Bugger. She was talking about feelings. It never went well when she started doing that. Also, she was unnervingly accurate.
“And secondly,” she continued, “you’re treating me like the enemy, or worse, someone you have to keep safe, which means we end up living separate lives. Like tonight – did it occur to you that I would have gone with you and Charlie, that we could have done it together? Would have helped, don’t you think? And then I have to wait to hear from Benny and have to track you down like some neurotic control-freak bitch of a girlfriend. Which we both know I’m not.”
“Sorry,” I mumbled. “I just wanted to keep the Union and the Mage-born out of the loop while we worked with Mercy to keep a lid on this. And I thought -”
“You thought I’d be the weak link? That I’d blab?”
I shrugged. “Well it wasn’t long before Patrick Everheart turned up at the precinct, was it?”
“You are beyond thick, sometimes, aren’t you? The Mage-born are as well-connected as the Union. Your name on any system in the city would have flagged a call to Patrick automatically. I’m the one who found out from Max and called Mercy, who called Zack and Arabella.”
“Oh. Oh shit.”
“And while we’re at it -”
“Do we have to do this now?

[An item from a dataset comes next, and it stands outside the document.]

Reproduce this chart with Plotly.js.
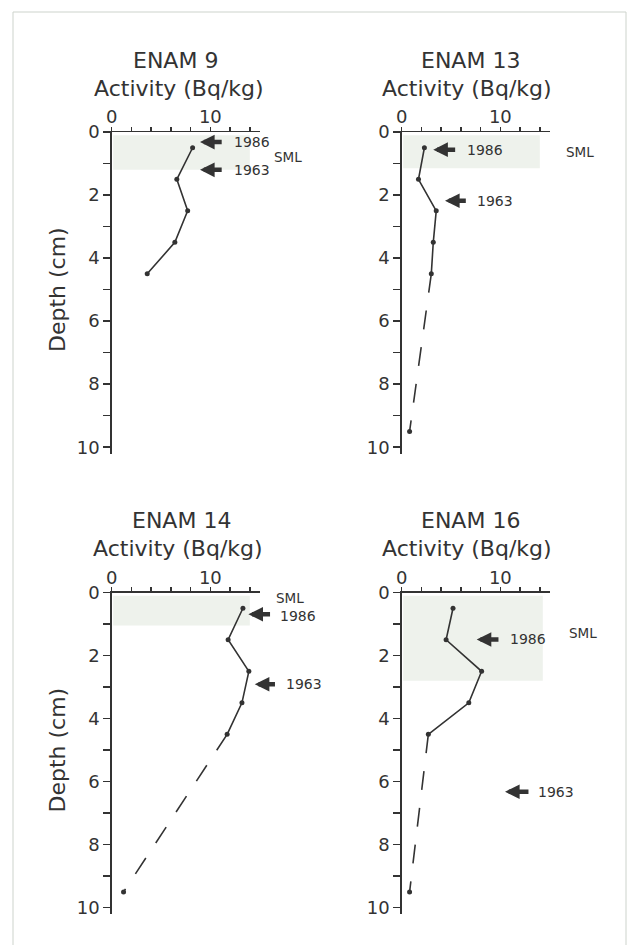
<!DOCTYPE html>
<html>
<head>
<meta charset="utf-8">
<script src="https://cdn.plot.ly/plotly-3.0.1.min.js"></script>
<style>html,body{margin:0;padding:0;background:#fff;}#chart{width:633px;height:945px;}</style>
</head>
<body>
<div id="chart"></div>
<script>
// ---- data ----
const panelNames = ["ENAM 9", "ENAM 13", "ENAM 14", "ENAM 16"];
const depths = [0.5, 1.5, 2.5, 3.5, 4.5];
const enam9 = [8.2, 6.6, 7.7, 6.4, 3.6];
const enam13 = [2.3, 1.7, 3.5, 3.2, 3.0];
const enam14 = [13.3, 11.8, 13.9, 13.2, 11.7];
const enam16 = [5.2, 4.5, 8.1, 6.8, 2.7];
const deepDepth = 9.5;
const deepValues = [null, 0.8, 1.2, 0.8];   // dashed extrapolation to deepest sample
const smlTop = [0.1, 0.1, 0.1, 0.1];
const smlBottom = [1.2, 1.15, 1.05, 2.8];
const smlRight = [14.0, 14.0, 14.0, 14.3];
const smlLabelX = [16.2, 16.4, 16.4, 16.8];
const smlLabelDepth = [0.79, 0.63, 0.19, 1.3];
const arrow1986Depth = [0.32, 0.56, 0.69, 1.49];
const arrow1986Tip = [8.95, 3.2, 13.85, 7.6];
const arrow1986Tail = [11.3, 5.57, 16.2, 9.96];
const label1986X = [12.2, 6.4, 16.9, 10.8];
const label1986Depth = [0.32, 0.56, 0.74, 1.49];
const arrow1963Depth = [1.2, 2.18, 2.91, 6.32];
const arrow1963Tip = [8.95, 4.39, 14.5, 10.47];
const arrow1963Tail = [11.3, 6.65, 16.7, 13.0];
const label1963X = [12.2, 7.43, 17.5, 13.6];
const xTickVals = [0, 2, 4, 6, 8, 10, 12, 14];
const xTickText = ["0", "", "", "", "", "10", "", ""];
const yTickVals = [0, 1, 2, 3, 4, 5, 6, 7, 8, 9, 10];
const yTickText = ["0", "", "2", "", "4", "", "6", "", "8", "", "10"];
const series = [enam9, enam13, enam14, enam16];

// ---- layout geometry (pixels) ----
const W = 633, H = 945;
const FONT = "DejaVu Sans";
const INK = "#333333";
const pxPerUnit = 148 / 15;
const xRange = [0, 15];
const yRange = [10.2, 0];
const overlayRange = [0, 23];
const leftPx = [111.7, 401.7, 111.7, 401.7];
const topPx = [132, 132, 592.5, 592.5];
const heightPx = 321.5;
const titleLeft = [130.7, 419, 129.5, 419];
const actLeft = [91.7, 380, 90.5, 380];

const traces = [];
const annotations = [];
const shapes = [];
const layout = {
  width: W, height: H,
  margin: {l: 0, r: 0, t: 0, b: 0},
  paper_bgcolor: "#ffffff",
  plot_bgcolor: "rgba(0,0,0,0)",
  showlegend: false,
  font: {family: FONT, color: INK}
};

for (let i = 0; i < 4; i++) {
  const n = i + 1;
  const xa = "x" + (n === 1 ? "" : n), ya = "y" + (n === 1 ? "" : n);
  const ov = "x" + (n + 4);
  const x0 = leftPx[i] / W, x1 = (leftPx[i] + 148) / W;
  const yTop = 1 - topPx[i] / H, yBot = 1 - (topPx[i] + heightPx) / H;
  layout["xaxis" + (n === 1 ? "" : n)] = {
    domain: [x0, x1], range: xRange, side: "top", anchor: ya,
    showline: true, linecolor: INK, linewidth: 1.5, mirror: false,
    ticks: "outside", ticklen: 4, tickwidth: 1.5, tickcolor: INK,
    tickvals: xTickVals, ticktext: xTickText, ticklabelstandoff: -4,
    tickfont: {family: FONT, size: 18, color: INK},
    showgrid: false, zeroline: false, fixedrange: true
  };
  layout["yaxis" + (n === 1 ? "" : n)] = {
    domain: [yBot, yTop], range: yRange, anchor: xa,
    showline: true, linecolor: INK, linewidth: 1.5,
    ticks: "outside", ticklen: 7, tickwidth: 1.5, tickcolor: INK,
    tickvals: yTickVals, ticktext: yTickText,
    tickfont: {family: FONT, size: 18, color: INK},
    showgrid: false, zeroline: false, fixedrange: true
  };
  layout["xaxis" + (n + 4)] = {
    domain: [x0, (leftPx[i] + pxPerUnit * overlayRange[1]) / W],
    range: overlayRange, anchor: ya, visible: false, fixedrange: true
  };

  traces.push({
    type: "scatter", mode: "lines+markers", xaxis: xa, yaxis: ya,
    x: series[i], y: depths,
    line: {color: INK, width: 1.6},
    marker: {color: INK, size: 5},
    hoverinfo: "skip"
  });
  if (deepValues[i] !== null) {
    traces.push({
      type: "scatter", mode: "lines", xaxis: xa, yaxis: ya,
      x: [series[i][series[i].length - 1], deepValues[i]],
      y: [depths[depths.length - 1], deepDepth],
      line: {color: INK, width: 1.6, dash: "19px,18px"},
      hoverinfo: "skip"
    });
    traces.push({
      type: "scatter", mode: "markers", xaxis: xa, yaxis: ya,
      x: [deepValues[i]], y: [deepDepth],
      marker: {color: INK, size: 5}, hoverinfo: "skip"
    });
  }

  shapes.push({
    type: "rect", xref: xa, yref: ya, layer: "below",
    x0: 0.15, x1: smlRight[i], y0: smlTop[i], y1: smlBottom[i],
    fillcolor: "#eef2ec", line: {width: 0}
  });

  // titles
  annotations.push({
    xref: "paper", yref: "paper", x: titleLeft[i] / W, y: 1 - (topPx[i] - 72) / H,
    xanchor: "left", yanchor: "middle", showarrow: false,
    text: panelNames[i], font: {family: FONT, size: 22, color: INK}
  });
  annotations.push({
    xref: "paper", yref: "paper", x: actLeft[i] / W, y: 1 - (topPx[i] - 44) / H,
    xanchor: "left", yanchor: "middle", showarrow: false,
    text: "Activity (Bq/kg)", font: {family: FONT, size: 22, color: INK}
  });
  if (i % 2 === 0) {
    annotations.push({
      xref: "paper", yref: "paper", x: 57 / W, y: 1 - (topPx[i] + 158) / H,
      xanchor: "center", yanchor: "middle", showarrow: false, textangle: -90,
      text: "Depth (cm)", font: {family: FONT, size: 22, color: INK}
    });
  }

  // SML label
  annotations.push({
    xref: ov, yref: ya, x: smlLabelX[i], y: smlLabelDepth[i],
    xanchor: "left", yanchor: "middle", showarrow: false,
    text: "SML", font: {family: FONT, size: 13.5, color: INK}
  });
  // date arrows
  const arrows = [
    [arrow1986Tip[i], arrow1986Tail[i], arrow1986Depth[i], label1986X[i], "1986", label1986Depth[i]],
    [arrow1963Tip[i], arrow1963Tail[i], arrow1963Depth[i], label1963X[i], "1963", arrow1963Depth[i]]
  ];
  arrows.forEach(a => {
    annotations.push({
      xref: ov, yref: ya, x: a[0], y: a[2], axref: ov, ayref: ya, ax: a[1], ay: a[2],
      text: "", showarrow: true, arrowhead: 2, arrowsize: 0.65, arrowwidth: 4.5,
      arrowcolor: INK, standoff: 0, startstandoff: 0
    });
    annotations.push({
      xref: ov, yref: ya, x: a[3], y: a[5],
      xanchor: "left", yanchor: "middle", showarrow: false,
      text: a[4], font: {family: FONT, size: 14, color: INK}
    });
  });
}

// outer frame of the figure
shapes.push({
  type: "rect", xref: "paper", yref: "paper",
  x0: 13 / W, x1: 626 / W, y0: -0.02, y1: 1 - 12 / H,
  line: {color: "#cdd3cc", width: 1}, fillcolor: "rgba(0,0,0,0)", layer: "below"
});

layout.shapes = shapes;
layout.annotations = annotations;

Plotly.newPlot("chart", traces, layout, {displayModeBar: false, staticPlot: true});
</script>
</body>
</html>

It’s just that there’s a vampire -”
“Damn right we’re doing it now. The whole dragging you along to the ballet and the opera and hell knows how many corporate parties? Did it ever occur to you that I didn’t want to go either? That I was doing it for you? Bloody hell, Mal, I’m the one who started a comic shop so that I could avoid ever stepping foot in an office.”
She had a point. “Then why do it? If neither of us wanted to go?”
“Because of you. So that you could make the links you need to make to get the magic community working together instead of pretending that the other side doesn’t exist. I’m the way in, I’m the one with the acceptable Fairchild name, but you’re the reason we’re getting invited.”
“Waste of time. Look at Patrick. He despises me on principle.”
“For every Patrick, there’s a Max. And friends like Max are really worth having. You think we’d have broken Molech’s slave op without him?”
It was unlik
ely we’d have lived without Max bringing in a contingent of the Mage-born for the big fight. She had a point there.
“Look,” she said, grabbing my chin and forcing me to look at her. “We’re in this together. But you’ve got to open up and start talking. And you’ve got to stop pining after the good old days. Those were the days, incidentally, when I was getting dragged off to be sacrificed and your friends were getting killed. Grow up.”
Ouch. “So what do we -”
“Sorry,” she cut in. “Unfair that last part. But get your act together. You and me, we’re serious now. You’re part of my life and I’m part of yours. I’m not an ornament or an obstacle.”
She walked past me, back into the room and slammed the door. Three seconds later it opened again and she darted back, whispering in my ear. “We’re good, okay. But you can’t keep acting the way you are. Please. Just think about what you’re doing.”
I stood there for a few seconds longer before Benny stuck his head round the door. “Everything okay, Malachi? If you’re ready, we could start making a move on all this.”
“Yeah, sure,” I muttered, and stepped back into the room.
“You alright?” asked Arabella. “Look like you need to sit down.”
“He’s fine,” said Julie quickly. “Just needs to start work, that’s all. Get his mind off things.”
“O-kay,” said Zack slowly, looking between me and Julie. “Well, let’s get going then. Mercy – these bloody vampires. What do you know?”
CHAPTER THREE
“Mercy?” I asked after it was clear that she wasn’t going to speak. “We need you on this. You see, I don’t think any of us ever spoke to Simeon about…his condition. So we’re in the dark, and that’s not going to help anyone.”
Mercy pursed her lips and remained rigidly upright and staring at the wall.
“Oh, I see,” said Benny, realization dawning in his eyes. “I don’t think she can. Part of the covenant involves being unable to communicate about what she went through and what she’s become.”